Bald faced hornets are found throughout the United States.
Bald-faced hornets have never heard of recycling. They don't believe in reusing their nests the next year. Nests are gray and full of many compartments, with a papery outer covering. They are hung near the ground or else very high, in trees, shrubs, vines, overhangs, sheds, or utility poles. Depending on how outgoing the hornets are, they nest in the open or well-hidden. Nests can be as long as 24 inches, with a diameter of 14 inches.
Snow-queen: only the newly-hatched queen survives the winter. She hibernates somewhere protected, while the rest of the colony dies. They are fairly sociable, unless you disturb the nest or aggravate them. Queens lay fertilized eggs, while workers consist of sterile females, and males that hatch from unfertilized eggs in late summer.

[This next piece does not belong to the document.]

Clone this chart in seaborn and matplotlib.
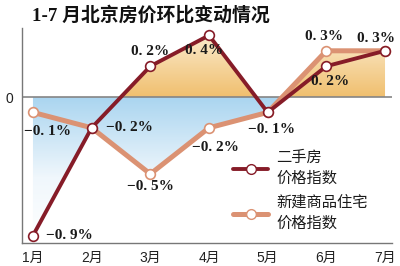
import numpy as np
import matplotlib
matplotlib.use('Agg')
import matplotlib.pyplot as plt
import seaborn as sns
from matplotlib.colors import LinearSegmentedColormap
from matplotlib.path import Path
from matplotlib.lines import Line2D

# ---- data ----
months = ['1月', '2月', '3月', '4月', '5月', '6月', '7月']
second_hand = [-0.9, -0.2, 0.2, 0.4, -0.1, 0.2, 0.3]
new_home = [-0.1, -0.2, -0.5, -0.2, -0.1, 0.3, 0.3]
show_second = [True, True, True, True, True, True, True]
show_new = [True, False, True, True, False, True, False]
title = '1-7 月北京房价环比变动情况'
legend_labels = ['二手房\n价格指数', '新建商品住宅\n价格指数']

# label offsets (pixels)
off_second = [(36, 0), (38, 0), (0, 15), (-5, -15), (4, -17), (4, -15), (-9, 12)]
off_new = [(15, -19), (0, 0), (0, -13), (6, -20), (0, 0), (-2, 14), (0, 0)]

C_SH = '#861C28'
C_NH = '#DB9273'

sns.set_style('white')
plt.rcParams['font.family'] = ['Noto Sans CJK SC', 'DejaVu Sans']

fig = plt.figure(figsize=(4, 2.66), dpi=100)
ax = fig.add_axes([0.055, 0.0865, 0.925, 0.8082])
x = np.arange(len(months))
xlim = (-0.187, 6.119)
ylim = (-0.948, 0.448)

sh = np.array(second_hand)
nh = np.array(new_home)
upper = np.maximum(sh, nh)
lower = np.minimum(sh, nh)


def grad_fill(y1, where, extent, stops):
    coll = ax.fill_between(x, 0, y1, where=where, interpolate=True,
                           facecolor='none', edgecolor='none')
    path = Path.make_compound_path(*coll.get_paths())
    cmap = LinearSegmentedColormap.from_list('g', stops)
    grad = np.linspace(0, 1, 256).reshape(-1, 1)
    im = ax.imshow(grad, extent=extent, origin='lower', aspect='auto',
                   cmap=cmap, zorder=1, interpolation='bilinear')
    im.set_clip_path(path, transform=ax.transData)


grad_fill(upper, upper > 0, [xlim[0], xlim[1], 0, ylim[1]],
          [(0, '#F0BF6E'), (1, '#FCEFD6')])
grad_fill(lower, lower < 0, [xlim[0], xlim[1], ylim[0], 0],
          [(0, '#FFFFFF'), (0.45, '#F0F7FC'), (1, '#AAD5F0')])

ax.axhline(0, color='#858585', lw=1.2, zorder=2)

sns.lineplot(x=x, y=nh, ax=ax, color=C_NH, lw=3.6, marker='o', markersize=7,
             markerfacecolor='white', markeredgecolor=C_NH, markeredgewidth=1.2,
             zorder=3)
sns.lineplot(x=x, y=sh, ax=ax, color=C_SH, lw=2.8, marker='o', markersize=7,
             markerfacecolor='white', markeredgecolor=C_SH, markeredgewidth=1.2,
             zorder=4)


def fmt(v):
    s = f'{abs(v):.1f}'.replace('.', '. ')
    return ('−' if v < 0 else '') + s + '%'


for vals, shows, offs in ((sh, show_second, off_second), (nh, show_new, off_new)):
    for xi, v, show, off in zip(x, vals, shows, offs):
        if show:
            ax.annotate(fmt(v), (xi, v), xytext=off, textcoords='offset pixels',
                        ha='center', va='center', fontsize=11, weight='bold',
                        family=['Liberation Serif', 'DejaVu Serif'],
                        color='#1a1a1a', zorder=5)

handles = [Line2D([], [], color=C_SH, lw=2.8, marker='o', ms=7, mfc='white', mec=C_SH),
           Line2D([], [], color=C_NH, lw=3.6, marker='o', ms=7, mfc='white', mec=C_NH)]
leg = ax.legend(handles, legend_labels, loc='upper left',
                bbox_to_anchor=(233 / 400, 1 - 149 / 266), bbox_transform=fig.transFigure,
                frameon=False, fontsize=11, handlelength=2.3, handletextpad=0.55,
                labelspacing=0.45, borderpad=0, borderaxespad=0)
for t in leg.get_texts():
    t.set_linespacing(1.3)
    t.set_color('#1a1a1a')

ax.set_xlim(*xlim)
ax.set_ylim(*ylim)
ax.set_xticks(x, months)
ax.set_yticks([0], ['0'])
ax.tick_params(length=0, pad=6, labelsize=10, colors='#222222')
for lbl in ax.get_xticklabels() + ax.get_yticklabels():
    lbl.set_family(['Liberation Sans', 'Noto Sans CJK SC'])
ax.set_xlabel('')
ax.set_ylabel('')
for s in ('top', 'right'):
    ax.spines[s].set_visible(False)
for s in ('left', 'bottom'):
    ax.spines[s].set_color('#777777')
    ax.spines[s].set_linewidth(1.0)
ax.grid(False)

fig.text(32 / 400, 1 - 15 / 266, title, ha='left', va='center', fontsize=13.6,
         weight='bold', family=['Liberation Serif', 'Noto Sans CJK SC'], color='#111111')

fig.savefig('out.png', dpi=100, facecolor='white')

In spring, the new queen builds a nest from chewed wood. Talk about building an entire colony from scratch; that's exactly what she has to do. The queen must lay an egg in each compartment or cell, and then raise the first offspring herself. She feeds the larvae protein from flower nectar and other insects. It takes a whole month for the first workers to emerge, but they get right down to work, taking over the feeding and nest building so the queen can concentrate on her egg laying. Once the nest is finished, it will have 3-5 combs or clusters (of several hundred cells each), which are attached one below the other. At its peak, the nest will be buzzing with 100-400 workers. When the colony goes into decline, larger cells are built to raise new queens and males, which will leave the nest to mate.

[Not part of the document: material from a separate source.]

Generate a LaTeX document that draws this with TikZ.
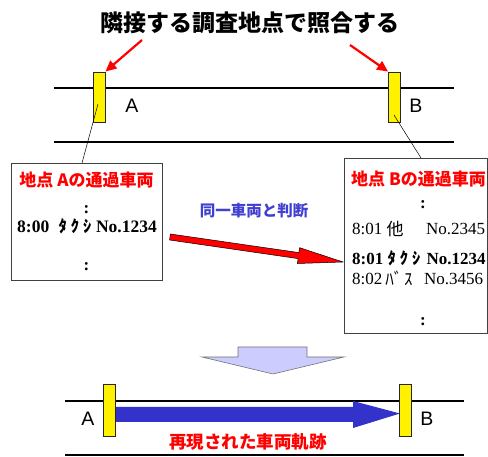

Bald is beautiful — not harmful. Although having a nest nearby may be pesky, they actually eat many pest insects you'd rather not deal with.

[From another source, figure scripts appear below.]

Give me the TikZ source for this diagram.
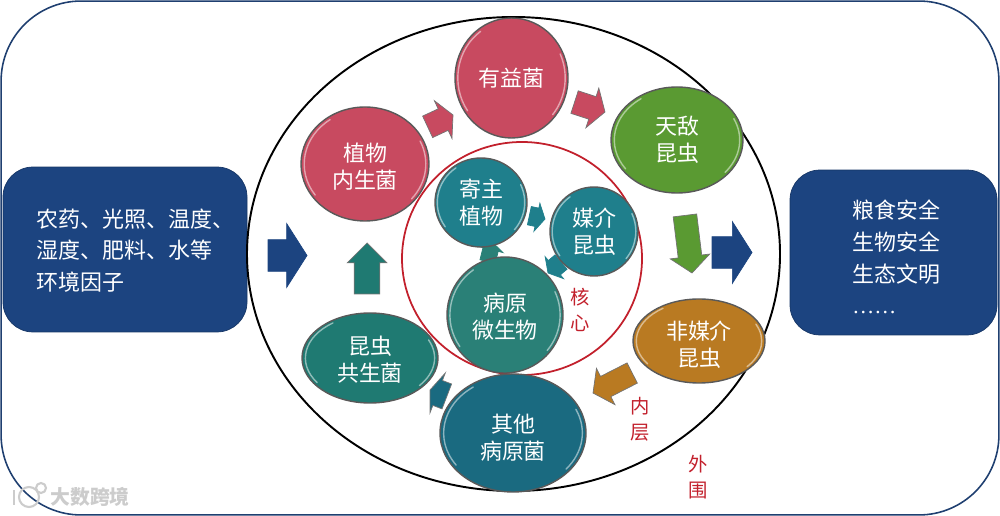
\documentclass[tikz,border=0pt]{standalone}
\usepackage{fontspec}
\usepackage{xcolor}
\usepackage{tikz}
\usetikzlibrary{calc,shapes.geometric,shapes.arrows}
\setmainfont{Noto Sans CJK SC}
\newfontfamily\dotsfont{Liberation Serif}
\definecolor{navy}{HTML}{1C4480}
\definecolor{framec}{HTML}{1F3F70}
\definecolor{rose}{HTML}{C84A60}
\definecolor{leaf}{HTML}{5A9A32}
\definecolor{amber}{HTML}{B97A22}
\definecolor{tealA}{HTML}{1F7F8C}
\definecolor{tealB}{HTML}{2A8077}
\definecolor{tealC}{HTML}{1F7A72}
\definecolor{tealD}{HTML}{1A6A80}
\definecolor{ringred}{HTML}{C2202C}
\newcommand{\body}{\fontsize{12.5}{15.3}\selectfont}
\newcommand{\drop}[1]{\rule{0pt}{#1pt}}
\begin{document}
\begin{tikzpicture}[x=0.02cm,y=-0.02cm,
    panel/.style={rectangle,fill=navy,draw=navy!80!black,rounded corners=0.6cm,minimum width=#1*0.02cm,minimum height=3.3cm},
    paneltext/.style={anchor=west,align=left,text=white,font=\fontsize{12.5}{18.1}\selectfont,inner sep=0pt},
    ring/.style n args={3}{ellipse,draw=#3,inner sep=0pt,minimum width=#1*0.02cm,minimum height=#2*0.02cm},
    bubble/.style n args={3}{ellipse,draw=black!65,thick,fill=#3,inner sep=0pt,align=center,text=white,font=\body,
      minimum width=#1*0.02cm,minimum height=#2*0.02cm,
      path picture={
        \draw[white,opacity=.5,line width=.8pt,line cap=round]
          let \p1=(path picture bounding box.north east),\p2=(path picture bounding box.center),
          \n1={(\x1-\x2)*.95},\n2={(\y1-\y2)*.95} in
          (path picture bounding box.center) ++(125:\n1 and \n2) arc[start angle=125,end angle=215,x radius=\n1,y radius=\n2]
          (path picture bounding box.center) ++(-40:\n1 and \n2) arc[start angle=-40,end angle=25,x radius=\n1,y radius=\n2];}},
    flow/.style n args={5}{single arrow,draw=black!55,fill=#5,inner xsep=0pt,inner ysep=(#2-2*#3)*0.01cm,outer sep=0pt,anchor=tip,
      minimum height=#1*0.02cm,minimum width=#2*0.02cm,single arrow head extend=#3*0.02cm,single arrow tip angle=#4},
    tag/.style={text=ringred,align=center,inner sep=0pt,font=\fontsize{11}{14.8}\selectfont}]
  \useasboundingbox (0,0) rectangle (1000,516);
  % frame and side panels
  \node[rectangle,draw=framec,line width=0.9pt,rounded corners=1.6cm,minimum width=19.96cm,minimum height=10.28cm] (frame) at (500,258) {};
  \node[panel=244] (factors) at (125,249.5) {};
  \node[paneltext] (factorstext) at (36,250.5) {农药、光照、温度、\\湿度、肥料、水等\\环境因子};
  \node[panel=207] (goals) at (893.5,252.5) {};
  \node[paneltext] (goalstext) at (852,257) {粮食安全\\生物安全\\生态文明\\{\dotsfont ……}};
  % layers
  \node[ring={533}{474}{black},line width=1.1pt] (outer) at (513.5,254) {};
  \node[ring={240}{233}{ringred},line width=1pt] (core) at (522,258.5) {};
  % flow arrows
  \node[flow={39}{63}{16}{115}{navy},draw=navy] (inflow) at (307,255.5) {};
  \node[flow={40}{61}{15}{115}{navy},draw=navy] (outflow) at (752,252.5) {};
  \node[flow={28}{41}{9}{125}{rose},rotate=25] (arrowa) at (453,115) {};
  \node[flow={32}{41}{9}{115}{rose},rotate=-18] (arrowb) at (605,112) {};
  \node[flow={58}{39}{8}{100}{leaf},rotate=-83] (arrowc) at (692,273) {};
  \node[flow={44}{40}{9}{110}{amber},rotate=207] (arrowd) at (593,393) {};
  \node[flow={18}{42}{8}{138}{tealD},rotate=159] (arrowe) at (430,390) {};
  \node[flow={51}{39}{7}{90}{tealC},rotate=90] (arrowf) at (367,243) {};
  \node[flow={16}{28}{5}{120}{tealA},draw=tealA,rotate=-12] (arrowg) at (545,219) {};
  \node[flow={17}{28}{5}{120}{tealA},draw=tealA,rotate=220] (arrowh) at (548,273) {};
  \node[flow={20}{25}{5}{120}{tealB},draw=tealB,rotate=76] (arrowi) at (492.4,242.3) {};
  % outer ring members
  \node[bubble={113}{120}{rose}] (beneficial) at (511.5,78) {有益菌};
  \node[bubble={128}{114}{rose}] (endophyte) at (365,164) {\drop{14}植物\\内生菌};
  \node[bubble={132}{106}{leaf}] (enemy) at (677,140) {天敌\\昆虫};
  \node[bubble={132}{84}{amber}] (nonvector) at (699,341) {\drop{14.6}非媒介\\昆虫};
  \node[bubble={146}{118}{tealD}] (otherpath) at (513,433) {\drop{15.6}其他\\病原菌};
  \node[bubble={136}{90}{tealC}] (symbiont) at (370,358) {\drop{12.8}昆虫\\共生菌};
  % core members
  \node[bubble={92}{89}{tealA}] (host) at (481,202.5) {寄主\\植物};
  \node[bubble={88}{89}{tealA}] (vector) at (594,231.5) {媒介\\昆虫};
  \node[bubble={116}{116}{tealB}] (pathogen) at (505,315) {\drop{12.8}病原\\微生物};
  % labels
  \node[tag] (coretag) at (580.5,310) {核\\心};
  \node[tag] (innertag) at (640,419) {内\\层};
  \node[tag] (outertag) at (698,477.5) {外\\围};
  % watermark
  \node[text=black!20,inner sep=0pt,font=\bfseries\fontsize{11.3}{12}\selectfont] (mark) at (90,497) {大数跨境};
  \coordinate (marka) at (14,490);
  \coordinate (markb) at (14,505);
  \draw[black!20,line width=1.2pt] (marka) -- (markb);
  \node[circle,draw=black!20,line width=1.2pt,minimum size=0.2cm,inner sep=0pt] (markc) at (41,488) {};
  \node[circle,draw=black!20,line width=1.2pt,minimum size=0.4cm,inner sep=0pt] (markd) at (29,497) {};
\end{tikzpicture}
\end{document}
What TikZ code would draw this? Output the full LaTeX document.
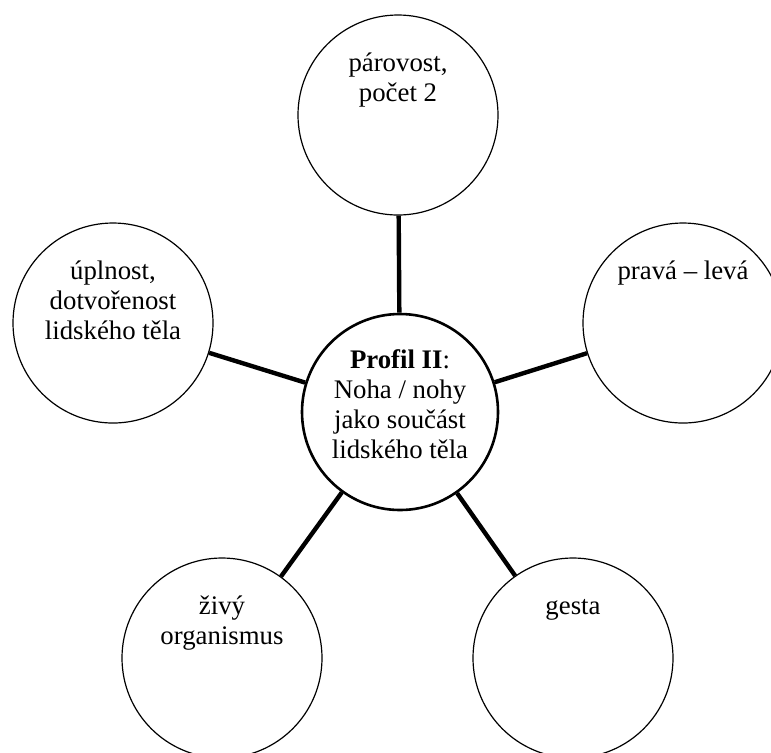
\documentclass[tikz,border=0pt]{standalone}
\usepackage{fontspec}
\setmainfont{Liberation Serif}
\newcommand{\bubbletext}[1]{\parbox[c][65pt][t]{72pt}{\centering\strut #1}}

\begin{document}
\begin{tikzpicture}[x=0.5pt, y=-0.5pt,
    bubble/.style={circle, draw, line width=0.6pt, inner sep=0pt, minimum size=100pt,
                   font=\fontsize{13.4}{15}\selectfont},
    core/.style={bubble, line width=1.3pt, minimum size=98pt},
    link/.style={line width=2.2pt}]
    \useasboundingbox (0,0) rectangle (771,752);

    \node[core]   (profil)     at (400,412) {\bubbletext{\textbf{Profil II}:\\ Noha / nohy\\ jako součást\\ lidského těla}};
    \node[bubble] (parovost)   at (398,115) {\bubbletext{párovost,\\ počet 2}};
    \node[bubble] (uplnost)    at (113,323) {\bubbletext{úplnost,\\ dotvořenost\\ lidského těla}};
    \node[bubble] (pravaleva)  at (683,323) {\bubbletext{pravá – levá}};
    \node[bubble] (organismus) at (222,658) {\bubbletext{živý\\ organismus}};
    \node[bubble] (gesta)      at (573,658) {\bubbletext{gesta}};

    \draw[link] (profil) -- (parovost);
    \draw[link] (profil) -- (uplnost);
    \draw[link] (profil) -- (pravaleva);
    \draw[link] (profil) -- (organismus);
    \draw[link] (profil) -- (gesta);
\end{tikzpicture}
\end{document}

As these insects sting protecting their nest, special handling is required. In some cases, it is best to perform treatment at night when the insects are in their nest. Aerosol or dust products are the most effective. In some cases, the applicator should wear protective equipment, as poor technique can aggravate the insects and provoke them to sting.
Sometimes the property owner may not be able to eliminate the nest, as it is generally inaccessible and contact with control material is necessary.
Professional exterminators, however, are equipped with protective bee-suits, appropriate control measures and application equipment that ensure overall safety. Once the insects have been controlled, entry points in the structure should be sealed if nest was located there.
If you attempt to control these insects and make an application, be sure it is registered for the target pest/location. Read the entire label prior to use. Follow all label directions, restrictions, and precautions.